Of course, in the role of foil here as always is the aging Agent 007, who is charged with the task of preventing this catastrophe from occurring as well as punishing all the evil doers by kicking their ass thoroughly and then screwing their girlfriends in front of them to show them who’s boss. Which Bond will do here, just as soon as he’s popped in his dentures and finished making his Ovaltine (shaken, not stirred…) . Joining Bond this time around for a good chunk of the film is Sir Godfrey Tibbet, a veteran MI6 operative, and expert horse trainer. Don’t ask me why the British secret service needed horse experts on payroll in the mid 80s, but I will simply ignore that and allow that they did nonetheless. And as always we have the usual support group of M, Q, and Miss Moneypenny. Speaking of which, it is worth noting here that Lois Maxwell who had been in the role consistently since 1962’s ‘Dr. No’ made her final appearance as Bond’s perpetually yearning, ever waiting, secretary in this film. I’d like to imagine after the events in this film that this version of Bond (when he’s finished with the women who are now 1/3 his age) finally takes off with Miss Moneypenny to spend the rest of their days at a nice peaceful old country cabin with matching front porch rockers. In the traditional role of the classic Bond girl here is Tanya Roberts who plays the character of Stacey Sutton, the daughter of an oil tycoon that Bond meets when the plot finally leads him to San Francisco, the location of the majority of the film’s latter half’s action set pieces.

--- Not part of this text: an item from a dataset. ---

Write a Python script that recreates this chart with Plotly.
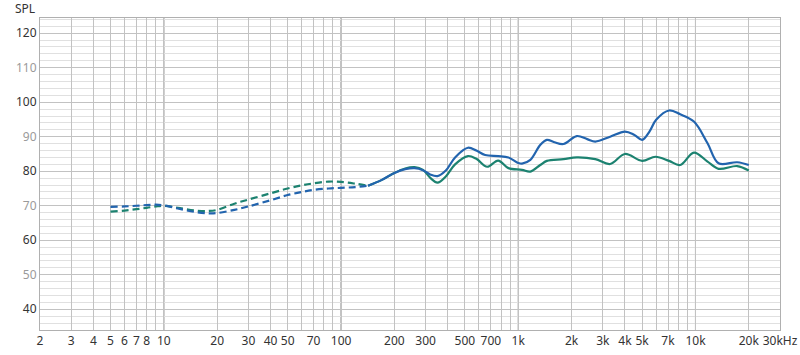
import plotly.graph_objects as go

# ---- data ----
BLUE_LOW_F = [5, 6, 7, 8, 9, 10, 12, 15, 18, 20, 25, 30, 40, 50, 60, 70, 85, 100, 120, 142]
BLUE_LOW_DB = [69.7, 69.8, 70.0, 70.2, 70.3, 70.1, 69.2, 68.2, 67.8, 67.9, 68.8, 69.8, 71.6, 73.1,
               74.0, 74.6, 75.0, 75.2, 75.4, 75.8]
TEAL_LOW_F = [5, 6, 7, 8, 9, 10, 12, 15, 18, 20, 25, 30, 40, 50, 60, 70, 85, 100, 120, 142]
TEAL_LOW_DB = [68.3, 68.6, 69.0, 69.4, 69.8, 70.0, 69.4, 68.6, 68.5, 68.8, 70.6, 71.8, 73.6, 75.0,
               75.9, 76.5, 77.0, 76.9, 76.4, 75.8]

BLUE_F = [142, 170, 200, 230, 260, 290, 320, 350, 390, 440, 520, 580, 650, 770, 880, 1000, 1050,
          1170, 1330, 1450, 1600, 1800, 2140, 2450, 2720, 3300, 4000, 4500, 5000, 5500, 6000, 7100,
          8200, 9800, 11700, 13500, 17200, 20000]
BLUE_DB = [75.8, 77.5, 79.5, 80.6, 80.9, 80.3, 79.0, 78.6, 80.2, 84.0, 86.8, 86.0, 84.7, 84.4, 84.0,
           82.4, 82.2, 83.3, 87.6, 89.1, 88.4, 87.9, 90.2, 89.3, 88.6, 90.0, 91.5, 90.6, 89.1, 91.5,
           94.9, 97.6, 96.5, 94.4, 88.1, 82.3, 82.6, 81.8]
TEAL_F = [142, 170, 200, 230, 260, 290, 320, 350, 390, 440, 520, 580, 668, 770, 880, 1050, 1170,
          1330, 1450, 1800, 2140, 2720, 3300, 4000, 5000, 5950, 7100, 8200, 9800, 11700, 13500,
          17200, 20000]
TEAL_DB = [75.8, 77.5, 79.5, 80.8, 81.2, 80.4, 78.0, 76.7, 78.5, 82.0, 84.4, 83.6, 81.3, 83.1, 80.9,
           80.4, 79.9, 81.8, 83.0, 83.5, 84.0, 83.5, 82.1, 85.0, 83.0, 84.2, 83.0, 81.8, 85.4, 82.8,
           80.7, 81.5, 80.2]

X_LABELS = {2: "2", 3: "3", 4: "4", 5: "5", 6: "6", 7: "7", 8: "8", 10: "10", 20: "20", 30: "30",
            40: "40", 50: "50", 70: "70", 100: "100", 200: "200", 300: "300", 500: "500",
            700: "700", 1000: "1k", 2000: "2k", 3000: "3k", 4000: "4k", 5000: "5k", 7000: "7k",
            10000: "10k", 20000: "20k", 30000: "30kHz"}
DECADES = [10, 100, 1000, 10000]
Y_TICKS = [40, 50, 60, 70, 80, 90, 100, 110, 120]

BLUE = "#2264ae"
TEAL = "#1c8270"

# grid positions: every integer multiple within each decade
grid_f = []
for dec in [1, 10, 100, 1000, 10000]:
    for m in range(1, 10):
        f = dec * m
        if 2 <= f <= 30000:
            grid_f.append(f)
grid_text = [X_LABELS.get(f, "") for f in grid_f]

y_text = [str(v) if (v // 10) % 2 == 0 else f'<span style="color:#9a9a9a">{v}</span>' for v in Y_TICKS]

fig = go.Figure()
dash = "7px,4px"
fig.add_trace(go.Scatter(x=TEAL_LOW_F, y=TEAL_LOW_DB, mode="lines",
                         line=dict(color=TEAL, width=2.2, dash=dash, shape="spline", smoothing=1.0)))
fig.add_trace(go.Scatter(x=BLUE_LOW_F, y=BLUE_LOW_DB, mode="lines",
                         line=dict(color=BLUE, width=2.2, dash=dash, shape="spline", smoothing=1.0)))
fig.add_trace(go.Scatter(x=TEAL_F, y=TEAL_DB, mode="lines",
                         line=dict(color=TEAL, width=2.2, shape="spline", smoothing=1.0)))
fig.add_trace(go.Scatter(x=BLUE_F, y=BLUE_DB, mode="lines",
                         line=dict(color=BLUE, width=2.2, shape="spline", smoothing=1.0)))

for d in DECADES:
    fig.add_shape(type="line", xref="x", yref="paper", x0=d, x1=d, y0=0, y1=1,
                  line=dict(color="#7a7a7a", width=1), layer="below")

fig.update_layout(
    width=800, height=355,
    margin=dict(l=40, r=20, t=18, b=25, autoexpand=False),
    paper_bgcolor="white", plot_bgcolor="white",
    showlegend=False,
    font=dict(family="Noto Sans, Open Sans, sans-serif", size=12, color="#333333"),
    xaxis=dict(type="log", range=[0.30103, 4.4771], tickmode="array", tickvals=grid_f,
               ticktext=grid_text, showgrid=True, gridcolor="#c2c2c2", gridwidth=1,
               showline=True, linecolor="#b0b0b0", mirror=True, ticks="", zeroline=False,
               automargin=False, tickfont=dict(size=12, color="#333333")),
    yaxis=dict(range=[34, 124.4], tickmode="array", tickvals=Y_TICKS, ticktext=y_text,
               showgrid=True, gridcolor="#c2c2c2", gridwidth=1,
               minor=dict(dtick=2, tick0=0, showgrid=True, gridcolor="#e0e0e0", gridwidth=1),
               showline=True, linecolor="#b0b0b0", mirror=True, ticks="", zeroline=False,
               automargin=False, tickfont=dict(size=12, color="#333333")),
    annotations=[dict(text="SPL", xref="paper", yref="paper", x=0, y=1.029, xanchor="right",
                      yanchor="middle", xshift=-3, showarrow=False,
                      font=dict(size=12, color="#333333"))],
)

fig.write_html("out.html")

Tons of vehicles and property are destroyed… and there’s chases involving helicopters, firetrucks, and a big gunfight with your normal horde of baddies from Goons Inc in an underground compound. All par for the course. Finally, this movie commits one of the biggest annoyances with me near the end. The scene, Zorin is flying over beautiful San Fran while thinking of some nefarious plot in his mind. Looking out, his girlfriend exclaims ‘What a view!’ to which he replies ‘To A Kill!’… After dialogue like that I don’t think I need to write anymore about the overall level of creativity and care put into this movie. Overall if you’re a Bond fan, and you have a few hours to kill, it’s not totally unwatchable, but if you’re only a casual enthusiast this is one probably best left in the five dollar bin at Walmart. There are plenty of better Bond flicks that both precede and follow this one. That’s all for this review.. See you next time when we continue this series with a new and much improved movie, and a new and improved James Bond as well.
A View To A Kill gets a two out of five: FORGETTABLE.